Many British Labour supporters often say they are a patriot but not a nationalist, big or small N. Yet to quote American civil liberties lawyer, Clarence Darrow, “True patriotism hates injustice in its own land more than anywhere else.” So when you look at the growing inequality within the United Kingdom caused by slavish Labour and Tory stewardship of neo-liberal economic policies, then you realise they are not even patriots. For many readers this will hardly come as shocking revelation.

Moving on to today’s debates. The way in which Ed Milliband, Ed Balls and their Scottish disciples have all-to-readily signed up to the Tory mantra – no UK, no pound – reveals a contradiction in their so-called social values that supposedly they espouse and uphold. Namely, they are prepared on dogmatic grounds to refuse to allow an independent Scotland to share the currency which Scotland part-owns regardless of the impact on the working class either side of the border. So whilst they talk about Scots having to pay more in setting up a new currency, or paying higher interest rates, etc., not once have they admitted to the rest of the UK that they are equally disadvantaged by the removal of oil, gas and whisky trading from sterling.

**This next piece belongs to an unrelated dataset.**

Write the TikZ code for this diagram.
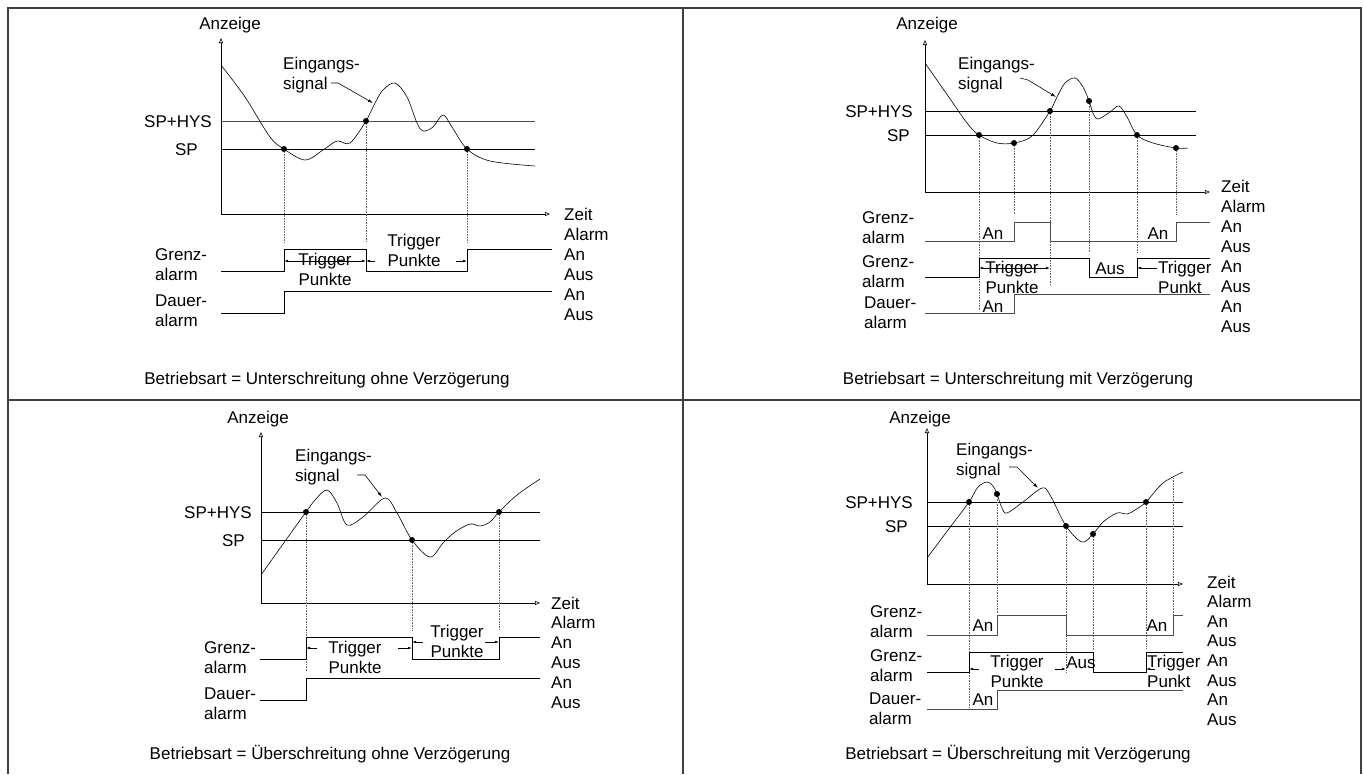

If Scottish trade is forced to use its own or another currency, both populations and their enterprises will encumbered by needless exchange transaction costs of doing business. Why would you saddle your business community and citizens with unnecessary cost?

The spectre of Scotland going bust and the Bank of England having to bail us out is so far-fetched that it wouldn’t even make an edition of the Viz comic. Even recent history has shown that when Ireland got into financial difficulty, the UK provided financial support because it wasn’t in the UK’s interests to let the Republic flounder. Surely applying Unionist logic now, Ireland should have been refused help? It’s not even in the Commonwealth for goodness sake. The Bank of England Governor, of course, continually undermines the Better Together position when he declares that he is prepared for a formal or informal currency union with an independent Scotland.

Last comment this week is reserved for Lib Dem Inverness MP, Danny Alexander. The other night on the latest BBC Referendum debate, Danny tub-thumped about how a currency union was not in the interest of an independent Scotland and he would continue to oppose it even after a Yes vote. This does rather beg the question, what is the preferred currency of those Scottish Unionist politicians (Alastair Darling, Jim Murphy, Douglas Alexander, Danny Alexander, et al) if currency union with the rest of the UK is not feasible?

It’s also nice to know that Mr Alexander is thinking about what he will be doing for the eight month period after the Referendum before he will be joining the dole queue in Richmond (where he lives incidentally).